DATA SECTION
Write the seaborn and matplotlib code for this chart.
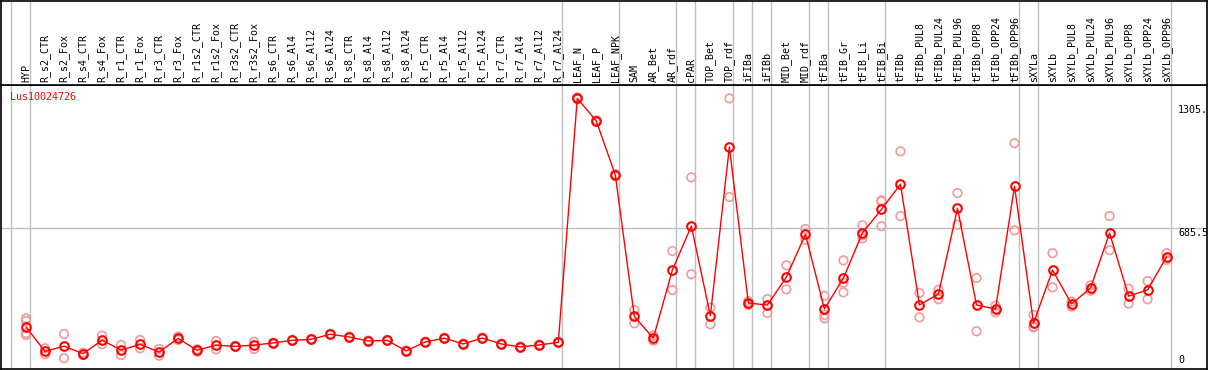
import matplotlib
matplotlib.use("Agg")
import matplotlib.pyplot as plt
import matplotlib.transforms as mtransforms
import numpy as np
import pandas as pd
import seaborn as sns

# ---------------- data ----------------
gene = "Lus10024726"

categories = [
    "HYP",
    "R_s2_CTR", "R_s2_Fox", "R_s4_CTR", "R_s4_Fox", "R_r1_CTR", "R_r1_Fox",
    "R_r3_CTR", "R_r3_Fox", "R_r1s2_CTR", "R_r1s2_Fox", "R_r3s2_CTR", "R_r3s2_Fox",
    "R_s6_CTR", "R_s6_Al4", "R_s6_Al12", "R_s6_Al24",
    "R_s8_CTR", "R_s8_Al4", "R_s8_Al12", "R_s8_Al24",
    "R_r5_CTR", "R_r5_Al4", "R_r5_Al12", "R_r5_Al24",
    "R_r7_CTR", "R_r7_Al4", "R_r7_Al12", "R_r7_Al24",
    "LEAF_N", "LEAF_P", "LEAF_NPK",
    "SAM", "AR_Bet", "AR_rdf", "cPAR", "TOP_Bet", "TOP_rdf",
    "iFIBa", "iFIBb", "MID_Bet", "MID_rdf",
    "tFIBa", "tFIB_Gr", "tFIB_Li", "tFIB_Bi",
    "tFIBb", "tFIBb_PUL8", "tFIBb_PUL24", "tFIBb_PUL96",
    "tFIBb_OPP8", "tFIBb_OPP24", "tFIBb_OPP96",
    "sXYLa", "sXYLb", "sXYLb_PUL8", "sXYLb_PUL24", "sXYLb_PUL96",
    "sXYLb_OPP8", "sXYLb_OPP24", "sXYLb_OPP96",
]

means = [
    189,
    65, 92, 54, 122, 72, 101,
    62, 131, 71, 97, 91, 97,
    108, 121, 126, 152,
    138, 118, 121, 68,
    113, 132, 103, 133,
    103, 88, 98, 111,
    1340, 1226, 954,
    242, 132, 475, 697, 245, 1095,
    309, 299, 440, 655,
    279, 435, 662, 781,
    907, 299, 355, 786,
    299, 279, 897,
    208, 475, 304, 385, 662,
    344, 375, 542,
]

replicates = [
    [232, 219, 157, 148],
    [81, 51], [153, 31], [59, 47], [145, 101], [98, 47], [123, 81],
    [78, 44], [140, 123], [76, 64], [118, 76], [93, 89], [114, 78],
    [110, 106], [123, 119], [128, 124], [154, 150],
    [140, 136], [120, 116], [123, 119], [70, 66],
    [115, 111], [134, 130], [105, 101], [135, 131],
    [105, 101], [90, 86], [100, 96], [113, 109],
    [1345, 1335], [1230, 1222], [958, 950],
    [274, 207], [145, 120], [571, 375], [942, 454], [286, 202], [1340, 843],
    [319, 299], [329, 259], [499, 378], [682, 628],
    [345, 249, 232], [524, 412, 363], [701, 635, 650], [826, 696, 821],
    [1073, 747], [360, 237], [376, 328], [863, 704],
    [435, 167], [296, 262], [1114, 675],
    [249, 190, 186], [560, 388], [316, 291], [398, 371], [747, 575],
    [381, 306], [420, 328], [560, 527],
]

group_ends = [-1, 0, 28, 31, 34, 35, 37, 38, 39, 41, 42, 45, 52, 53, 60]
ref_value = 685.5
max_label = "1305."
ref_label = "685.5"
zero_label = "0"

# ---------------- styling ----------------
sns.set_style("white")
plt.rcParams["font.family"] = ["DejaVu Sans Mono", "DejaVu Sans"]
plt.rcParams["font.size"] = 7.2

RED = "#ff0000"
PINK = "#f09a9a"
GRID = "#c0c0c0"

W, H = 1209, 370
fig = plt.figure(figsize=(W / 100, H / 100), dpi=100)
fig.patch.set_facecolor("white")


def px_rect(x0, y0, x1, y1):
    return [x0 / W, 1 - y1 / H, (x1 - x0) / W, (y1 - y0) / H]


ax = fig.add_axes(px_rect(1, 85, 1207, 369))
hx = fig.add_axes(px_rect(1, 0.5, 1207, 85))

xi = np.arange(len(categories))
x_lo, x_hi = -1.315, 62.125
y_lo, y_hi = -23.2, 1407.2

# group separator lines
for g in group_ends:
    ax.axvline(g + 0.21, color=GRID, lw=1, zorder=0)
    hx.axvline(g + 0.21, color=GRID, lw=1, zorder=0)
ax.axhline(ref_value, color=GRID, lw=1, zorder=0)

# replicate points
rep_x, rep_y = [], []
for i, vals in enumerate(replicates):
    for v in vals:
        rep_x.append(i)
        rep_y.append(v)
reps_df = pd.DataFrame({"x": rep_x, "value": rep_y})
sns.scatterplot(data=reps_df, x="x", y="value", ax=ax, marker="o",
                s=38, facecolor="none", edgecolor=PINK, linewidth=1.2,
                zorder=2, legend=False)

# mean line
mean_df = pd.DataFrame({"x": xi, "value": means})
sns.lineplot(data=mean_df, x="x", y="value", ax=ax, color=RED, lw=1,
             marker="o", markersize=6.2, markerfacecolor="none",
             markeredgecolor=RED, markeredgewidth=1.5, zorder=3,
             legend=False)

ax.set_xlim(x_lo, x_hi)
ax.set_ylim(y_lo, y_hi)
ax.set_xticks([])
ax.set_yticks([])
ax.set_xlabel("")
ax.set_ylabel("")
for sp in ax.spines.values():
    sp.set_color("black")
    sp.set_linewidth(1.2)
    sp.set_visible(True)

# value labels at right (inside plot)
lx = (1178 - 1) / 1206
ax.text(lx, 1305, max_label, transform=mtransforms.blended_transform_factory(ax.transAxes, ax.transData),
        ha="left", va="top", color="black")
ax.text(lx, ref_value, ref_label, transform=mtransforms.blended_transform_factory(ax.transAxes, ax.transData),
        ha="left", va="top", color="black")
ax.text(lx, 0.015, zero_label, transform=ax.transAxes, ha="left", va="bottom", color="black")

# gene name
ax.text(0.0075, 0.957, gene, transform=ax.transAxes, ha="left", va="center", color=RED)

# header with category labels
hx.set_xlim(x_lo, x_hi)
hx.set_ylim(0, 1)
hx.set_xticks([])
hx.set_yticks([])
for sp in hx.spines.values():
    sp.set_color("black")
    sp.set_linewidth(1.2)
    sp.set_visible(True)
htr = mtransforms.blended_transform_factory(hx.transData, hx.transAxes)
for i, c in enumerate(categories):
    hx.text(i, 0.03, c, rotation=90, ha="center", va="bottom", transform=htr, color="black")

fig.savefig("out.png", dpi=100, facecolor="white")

SET TASK
Word for word, quote the lines above. Omit the pictures.

COMPLETE ANSWER
Write the seaborn and matplotlib code for this chart.
import matplotlib
matplotlib.use("Agg")
import matplotlib.pyplot as plt
import matplotlib.transforms as mtransforms
import numpy as np
import pandas as pd
import seaborn as sns

# ---------------- data ----------------
gene = "Lus10024726"

categories = [
    "HYP",
    "R_s2_CTR", "R_s2_Fox", "R_s4_CTR", "R_s4_Fox", "R_r1_CTR", "R_r1_Fox",
    "R_r3_CTR", "R_r3_Fox", "R_r1s2_CTR", "R_r1s2_Fox", "R_r3s2_CTR", "R_r3s2_Fox",
    "R_s6_CTR", "R_s6_Al4", "R_s6_Al12", "R_s6_Al24",
    "R_s8_CTR", "R_s8_Al4", "R_s8_Al12", "R_s8_Al24",
    "R_r5_CTR", "R_r5_Al4", "R_r5_Al12", "R_r5_Al24",
    "R_r7_CTR", "R_r7_Al4", "R_r7_Al12", "R_r7_Al24",
    "LEAF_N", "LEAF_P", "LEAF_NPK",
    "SAM", "AR_Bet", "AR_rdf", "cPAR", "TOP_Bet", "TOP_rdf",
    "iFIBa", "iFIBb", "MID_Bet", "MID_rdf",
    "tFIBa", "tFIB_Gr", "tFIB_Li", "tFIB_Bi",
    "tFIBb", "tFIBb_PUL8", "tFIBb_PUL24", "tFIBb_PUL96",
    "tFIBb_OPP8", "tFIBb_OPP24", "tFIBb_OPP96",
    "sXYLa", "sXYLb", "sXYLb_PUL8", "sXYLb_PUL24", "sXYLb_PUL96",
    "sXYLb_OPP8", "sXYLb_OPP24", "sXYLb_OPP96",
]

means = [
    189,
    65, 92, 54, 122, 72, 101,
    62, 131, 71, 97, 91, 97,
    108, 121, 126, 152,
    138, 118, 121, 68,
    113, 132, 103, 133,
    103, 88, 98, 111,
    1340, 1226, 954,
    242, 132, 475, 697, 245, 1095,
    309, 299, 440, 655,
    279, 435, 662, 781,
    907, 299, 355, 786,
    299, 279, 897,
    208, 475, 304, 385, 662,
    344, 375, 542,
]

replicates = [
    [232, 219, 157, 148],
    [81, 51], [153, 31], [59, 47], [145, 101], [98, 47], [123, 81],
    [78, 44], [140, 123], [76, 64], [118, 76], [93, 89], [114, 78],
    [110, 106], [123, 119], [128, 124], [154, 150],
    [140, 136], [120, 116], [123, 119], [70, 66],
    [115, 111], [134, 130], [105, 101], [135, 131],
    [105, 101], [90, 86], [100, 96], [113, 109],
    [1345, 1335], [1230, 1222], [958, 950],
    [274, 207], [145, 120], [571, 375], [942, 454], [286, 202], [1340, 843],
    [319, 299], [329, 259], [499, 378], [682, 628],
    [345, 249, 232], [524, 412, 363], [701, 635, 650], [826, 696, 821],
    [1073, 747], [360, 237], [376, 328], [863, 704],
    [435, 167], [296, 262], [1114, 675],
    [249, 190, 186], [560, 388], [316, 291], [398, 371], [747, 575],
    [381, 306], [420, 328], [560, 527],
]

group_ends = [-1, 0, 28, 31, 34, 35, 37, 38, 39, 41, 42, 45, 52, 53, 60]
ref_value = 685.5
max_label = "1305."
ref_label = "685.5"
zero_label = "0"

# ---------------- styling ----------------
sns.set_style("white")
plt.rcParams["font.family"] = ["DejaVu Sans Mono", "DejaVu Sans"]
plt.rcParams["font.size"] = 7.2

RED = "#ff0000"
PINK = "#f09a9a"
GRID = "#c0c0c0"

W, H = 1209, 370
fig = plt.figure(figsize=(W / 100, H / 100), dpi=100)
fig.patch.set_facecolor("white")


def px_rect(x0, y0, x1, y1):
    return [x0 / W, 1 - y1 / H, (x1 - x0) / W, (y1 - y0) / H]


ax = fig.add_axes(px_rect(1, 85, 1207, 369))
hx = fig.add_axes(px_rect(1, 0.5, 1207, 85))

xi = np.arange(len(categories))
x_lo, x_hi = -1.315, 62.125
y_lo, y_hi = -23.2, 1407.2

# group separator lines
for g in group_ends:
    ax.axvline(g + 0.21, color=GRID, lw=1, zorder=0)
    hx.axvline(g + 0.21, color=GRID, lw=1, zorder=0)
ax.axhline(ref_value, color=GRID, lw=1, zorder=0)

# replicate points
rep_x, rep_y = [], []
for i, vals in enumerate(replicates):
    for v in vals:
        rep_x.append(i)
        rep_y.append(v)
reps_df = pd.DataFrame({"x": rep_x, "value": rep_y})
sns.scatterplot(data=reps_df, x="x", y="value", ax=ax, marker="o",
                s=38, facecolor="none", edgecolor=PINK, linewidth=1.2,
                zorder=2, legend=False)

# mean line
mean_df = pd.DataFrame({"x": xi, "value": means})
sns.lineplot(data=mean_df, x="x", y="value", ax=ax, color=RED, lw=1,
             marker="o", markersize=6.2, markerfacecolor="none",
             markeredgecolor=RED, markeredgewidth=1.5, zorder=3,
             legend=False)

ax.set_xlim(x_lo, x_hi)
ax.set_ylim(y_lo, y_hi)
ax.set_xticks([])
ax.set_yticks([])
ax.set_xlabel("")
ax.set_ylabel("")
for sp in ax.spines.values():
    sp.set_color("black")
    sp.set_linewidth(1.2)
    sp.set_visible(True)

# value labels at right (inside plot)
lx = (1178 - 1) / 1206
ax.text(lx, 1305, max_label, transform=mtransforms.blended_transform_factory(ax.transAxes, ax.transData),
        ha="left", va="top", color="black")
ax.text(lx, ref_value, ref_label, transform=mtransforms.blended_transform_factory(ax.transAxes, ax.transData),
        ha="left", va="top", color="black")
ax.text(lx, 0.015, zero_label, transform=ax.transAxes, ha="left", va="bottom", color="black")

# gene name
ax.text(0.0075, 0.957, gene, transform=ax.transAxes, ha="left", va="center", color=RED)

# header with category labels
hx.set_xlim(x_lo, x_hi)
hx.set_ylim(0, 1)
hx.set_xticks([])
hx.set_yticks([])
for sp in hx.spines.values():
    sp.set_color("black")
    sp.set_linewidth(1.2)
    sp.set_visible(True)
htr = mtransforms.blended_transform_factory(hx.transData, hx.transAxes)
for i, c in enumerate(categories):
    hx.text(i, 0.03, c, rotation=90, ha="center", va="bottom", transform=htr, color="black")

fig.savefig("out.png", dpi=100, facecolor="white")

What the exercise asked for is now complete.